Sofiya kept her head against my chest, and I was sure she could hear my frantic heartbeats. She unbuttoned the top few buttons of my shirt and traced her fingers along the words emblazoned on my chest. “I would have done something cute to tell you, but I was a little busy saving your life.”

My heart stuttered.

“You’re pregnant, tesoro?” I tried to pull back to look her in the eyes, but she pressed her face into my neck and refused to move.

“It’s super early, so I could still lose it.”

Panic gripped me. “Is something wrong with the baby?” What if everything she’d gone through had hurt the baby? It would be my fault. I’d never thought about what it meant to be a father. Children had always been just an abstract concept of “heirs,” but now it was real—a combination of Sofiya and me. And I wanted it, longed for it.

She shifted and I loosened my arms enough for her to pull something out of her pocket. “It’s a little crumpled, but there it is.”

She handed me a small printout of an ultrasound. I had no idea what I was looking at until she pointed at a tiny white oval. “That’s the embryo. The doctor said I’ll need another ultrasound in a few weeks. We might be able to hear the baby’s heartbeat then.”

I ran my fingers down the picture. We’d created that. It was part of us.

“It’s a cute blob, right?” she asked.

“The very cutest.”

We lay back on the bed, holding the ultrasound, staring at it in contented silence. I brushed my hand across her stomach, willing our little blob to grow strong.

Sofiya started fidgeting with the collar of my shirt.

“What is it?” I asked.

“Shouldn’t I feel something right now about Rustik? Like sad or guilty about killing my own father? But I don’t, and that makes me feel like something is wrong with me.”

I hated the uncertainty in her voice. I cupped the back of her head. “No, tesoro. You don’t have to feel anything about it. When I killed my uncle, all I felt was relief. I admired him when I was younger, even saw him as a second father figure. But in the end, he was nothing to me, and neither was your father.” I stroked her hair and kissed her temple. “I know all I feel is pride. Pride at how strong you are, how protective.”

“Thanks, miliy.”

Hearing the term of endearment on her tongue made my heart ache.

When it was time for our descent, we moved to the front of the plane. A smile twisted Sofiya’s lips when I buckled her seatbelt for her.

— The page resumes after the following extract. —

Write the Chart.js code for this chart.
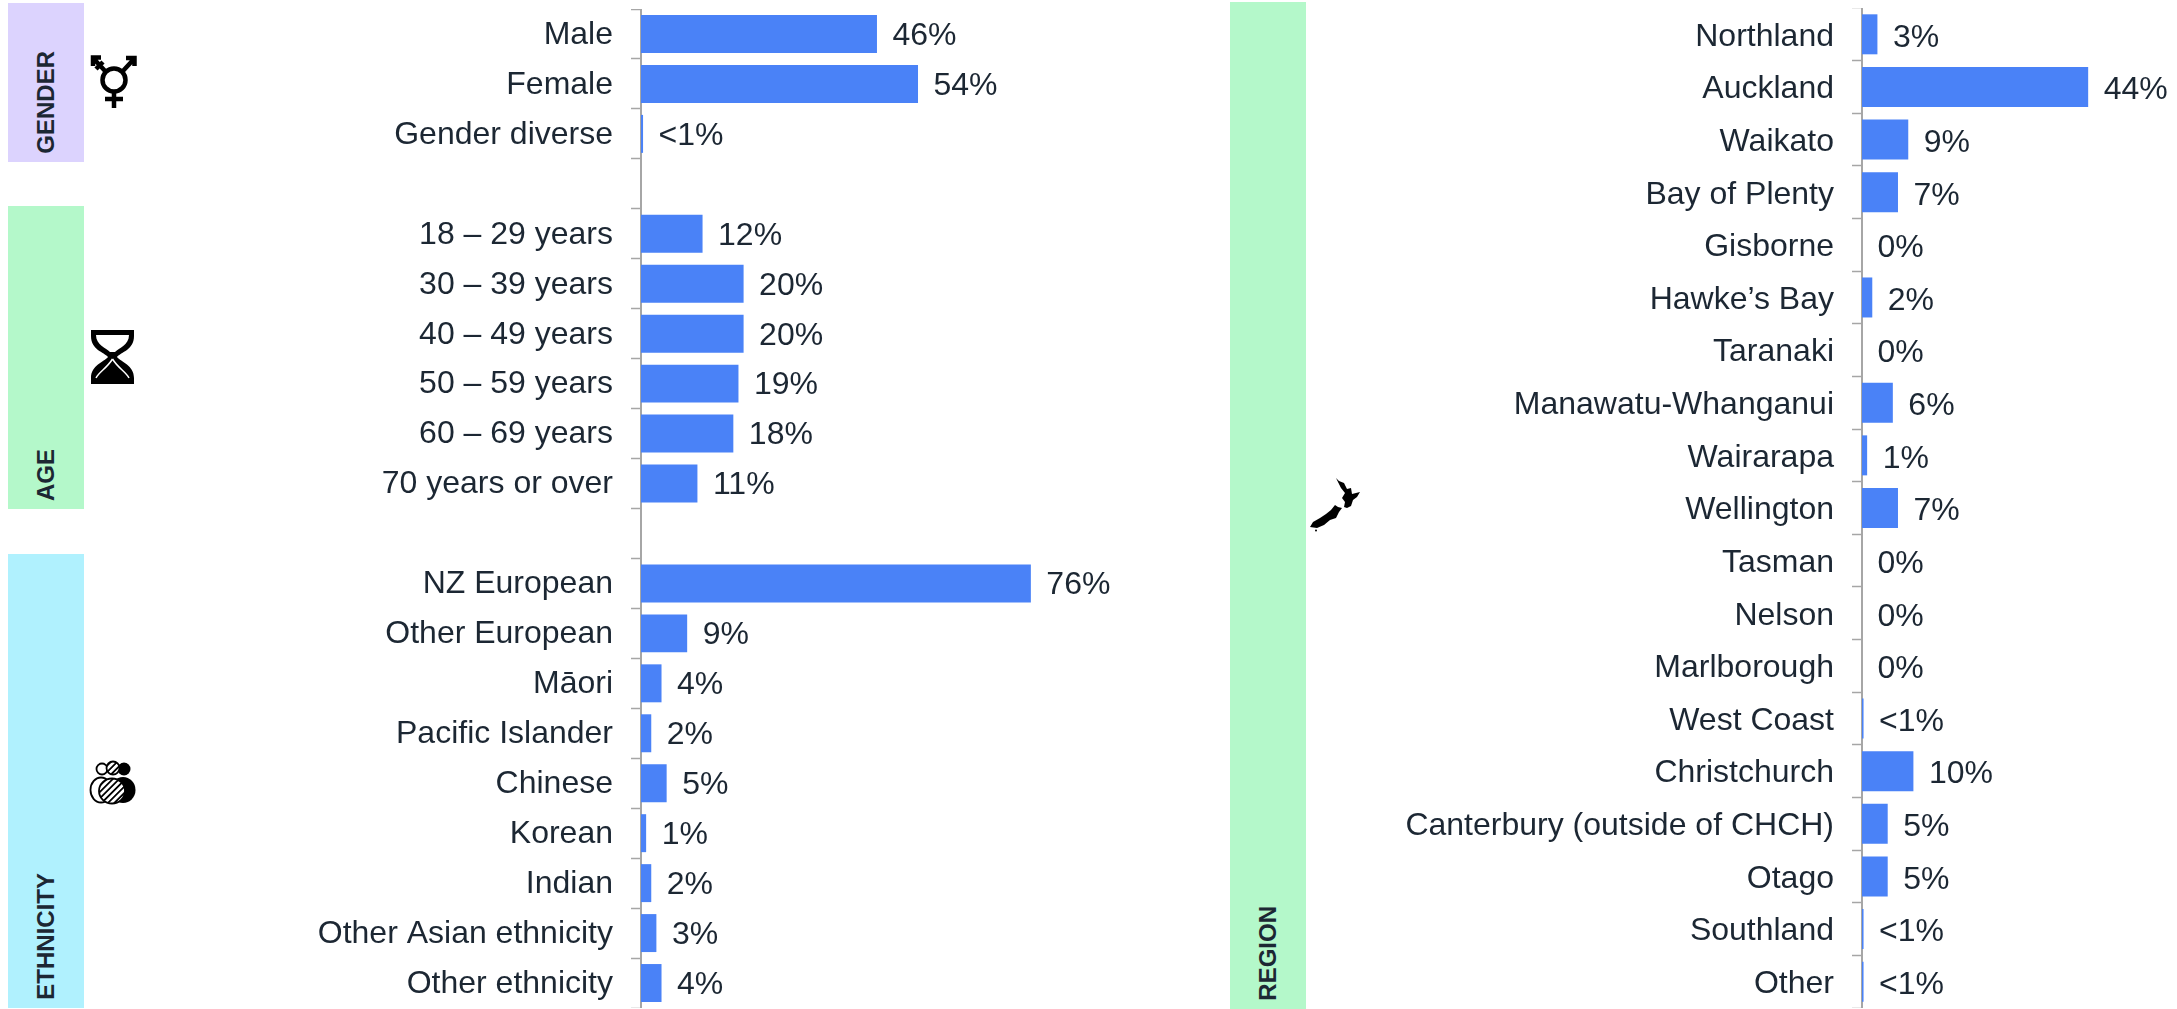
<!DOCTYPE html>
<html>
<head>
<meta charset="utf-8">
<script src="https://cdn.jsdelivr.net/npm/chart.js@4"></script>
<style>
  html, body { margin: 0; padding: 0; background: #fff; }
  #page { position: relative; width: 2177px; height: 1009px; overflow: hidden; }
  canvas { position: absolute; }
  .strip { position: absolute; }
  .strip span {
    position: absolute; left: 0; bottom: 8px; width: 100%;
    writing-mode: vertical-rl; transform: rotate(180deg);
    display: flex; align-items: center;
    font: bold 24px "Liberation Sans", Arial, sans-serif; color: #1c2733;
  }
  svg.icon { position: absolute; }
</style>
</head>
<body>
<div id="page">
  <div class="strip" style="left:8px;top:3px;width:76px;height:159px;background:#dcd3fe"><span>GENDER</span></div>
  <div class="strip" style="left:8px;top:206px;width:76px;height:303px;background:#b4f8ca"><span>AGE</span></div>
  <div class="strip" style="left:8px;top:554px;width:76px;height:454px;background:#b0f1fe"><span>ETHNICITY</span></div>
  <div class="strip" style="left:1230px;top:2px;width:76px;height:1007px;background:#b4f8ca"><span>REGION</span></div>

  <!-- icons -->
  <svg class="icon" style="left:88px;top:52px" width="50" height="60" viewBox="0 0 50 60" fill="none" stroke="#000" stroke-width="4.500">
    <circle cx="26" cy="28" r="11.500"/>
    <path d="M26 40V56M17 47H35M34 20L46 7M38 6H46.500V14M18 20L6 7M5 14V5.500H13M8 17L15 10"/>
  </svg>
  <svg class="icon" style="left:91px;top:330px" width="43" height="54" viewBox="0 0 43 54">
    <path fill="#000" d="M0 0H43V6C43 20 30 22 26 27C30 32 43 35 43 48V54H0V48C0 35 13 32 17 27C13 22 0 20 0 6Z"/>
    <path fill="#fff" d="M5 5H38C38 15 28 18 24 22H19C15 18 5 15 5 5Z"/>
    <path fill="none" stroke="#fff" stroke-width="1.500" d="M21.500 29C16 38 8 42 5 48M21.500 29C27 38 35 42 38 48"/>
  </svg>
  <svg class="icon" style="left:88px;top:758px" width="50" height="50" viewBox="0 0 50 50">
    <defs>
      <pattern id="hatch" width="4.500" height="4.500" patternUnits="userSpaceOnUse" patternTransform="rotate(45)">
        <rect width="4.500" height="4.500" fill="#fff"/><rect width="1.800" height="4.500" fill="#000"/>
      </pattern>
    </defs>
    <circle cx="36" cy="11" r="6.500" fill="#000"/>
    <circle cx="14" cy="11" r="5.500" fill="#fff" stroke="#000" stroke-width="1.800"/>
    <circle cx="25" cy="10" r="6.500" fill="url(#hatch)" stroke="#000" stroke-width="1.800"/>
    <ellipse cx="35" cy="32" rx="12.500" ry="13" fill="#000"/>
    <ellipse cx="13" cy="32" rx="10.500" ry="12.500" fill="#fff" stroke="#000" stroke-width="1.800"/>
    <ellipse cx="24" cy="33" rx="13" ry="12.500" fill="url(#hatch)" stroke="#000" stroke-width="1.800"/>
  </svg>
  <svg class="icon" style="left:1220px;top:440px" width="160" height="120" viewBox="0 0 160 120">
    <path fill="#000" d="M116 38L119 41L124 43L127 49L131 48L132 54L140 52L137 57L133 60L131 66L127 68L124 67L125 62L122 58L125 53L121 48Z"/>
    <path fill="#000" d="M115 65L118 67L122 68L119 72L116 78L110 80L104 85L97 88L90 87L93 82L100 78L106 74L111 70Z"/>
    <circle cx="96" cy="90.500" r="1" fill="#000"/>
  </svg>

  <canvas id="leftChart" style="left:0;top:9px"></canvas>
  <canvas id="rightChart" style="left:1310px;top:8px"></canvas>
</div>
<script>
// left panel
const leftCategories = ["Male", "Female", "Gender diverse", "",
  "18 – 29 years", "30 – 39 years", "40 – 49 years", "50 – 59 years", "60 – 69 years", "70 years or over", "",
  "NZ European", "Other European", "Māori", "Pacific Islander", "Chinese", "Korean", "Indian", "Other Asian ethnicity", "Other ethnicity"];
const leftValues = [46, 54, 0.4, null, 12, 20, 20, 19, 18, 11, null, 76, 9, 4, 2, 5, 1, 2, 3, 4];
const leftLabels = ["46%", "54%", "<1%", "", "12%", "20%", "20%", "19%", "18%", "11%", "", "76%", "9%", "4%", "2%", "5%", "1%", "2%", "3%", "4%"];

// right panel
const rightCategories = ["Northland", "Auckland", "Waikato", "Bay of Plenty", "Gisborne", "Hawke’s Bay", "Taranaki",
  "Manawatu-Whanganui", "Wairarapa", "Wellington", "Tasman", "Nelson", "Marlborough", "West Coast", "Christchurch",
  "Canterbury (outside of CHCH)", "Otago", "Southland", "Other"];
const rightValues = [3, 44, 9, 7, 0, 2, 0, 6, 1, 7, 0, 0, 0, 0.3, 10, 5, 5, 0.3, 0.3];
const rightLabels = ["3%", "44%", "9%", "7%", "0%", "2%", "0%", "6%", "1%", "7%", "0%", "0%", "0%", "<1%", "10%", "5%", "5%", "<1%", "<1%"];

const FONT = '"Liberation Sans", Arial, sans-serif';
const TEXT = "#1c2733";

// writes the percent text just past the end of each bar
const barLabels = {
  id: "barLabels",
  afterDatasetsDraw(chart, args, opts) {
    const ctx = chart.ctx;
    const bars = chart.getDatasetMeta(0).data;
    const vals = chart.data.datasets[0].data;
    ctx.save();
    ctx.font = "32px " + FONT;
    ctx.fillStyle = TEXT;
    ctx.textBaseline = "middle";
    bars.forEach(function (bar, i) {
      if (!opts.texts[i]) return;
      ctx.fillText(opts.texts[i], chart.scales.x.getPixelForValue(vals[i] || 0) + 15.5, bar.y + opts.shift + 1);
    });
    ctx.restore();
  }
};

function makeChart(id, w, h, axisWidth, maxValue, cats, vals, texts, shift) {
  const el = document.getElementById(id);
  el.width = w;
  el.height = h;
  return new Chart(el, {
    type: "bar",
    data: {
      labels: cats,
      datasets: [{ data: vals, backgroundColor: "#4a82f7", barPercentage: 0.76, categoryPercentage: 1 }]
    },
    plugins: [barLabels],
    options: {
      indexAxis: "y",
      responsive: false,
      animation: false,
      layout: { padding: 0 },
      plugins: { legend: { display: false }, tooltip: { enabled: false }, barLabels: { texts: texts, shift: shift } },
      scales: {
        x: { display: false, min: 0, max: maxValue },
        y: {
          // fixed axis width, and no room reserved above/below for the labels
          afterFit(s) { s.width = axisWidth; s.paddingTop = 0; s.paddingBottom = 0; },
          border: { display: true, color: "#a6a6a6", width: 2 },
          grid: { drawOnChartArea: false, offset: true, color: "#a6a6a6", tickLength: 10, tickWidth: 1.5 },
          ticks: { autoSkip: false, padding: 18, labelOffset: shift, color: TEXT, font: { family: FONT, size: 32 } }
        }
      }
    }
  });
}

makeChart("leftChart", 1220, 999, 641, 112.87, leftCategories, leftValues, leftLabels, 1);
makeChart("rightChart", 867, 1000, 552, 61.28, rightCategories, rightValues, rightLabels, 2.5);
</script>
</body>
</html>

She would just have to get used to me taking care of her.

I played with her hair as we approached the airport, pausing when I realized I still had an unanswered question. “Did you see who shot Domenico and the other men with him?” I asked. “They must have run away afterwards.” The explosion and everything that happened after had wiped it from my mind, but it didn’t sit right that I didn’t know who had saved me. “For that matter, how did you get away from Rustik?”

Sofiya snorted. “Are you serious?”

“What?”

She fixed me with an exasperated expression. “Maybe Domenico was right about your lack of brain cells.”

I furrowed my brow, and she just rolled her eyes.

“I killed three guards who came into my cell to—” She swallowed, and my hands flexed around hers. She had just told me they were dead, but the urge to return to the warehouse to kill them again overtook me.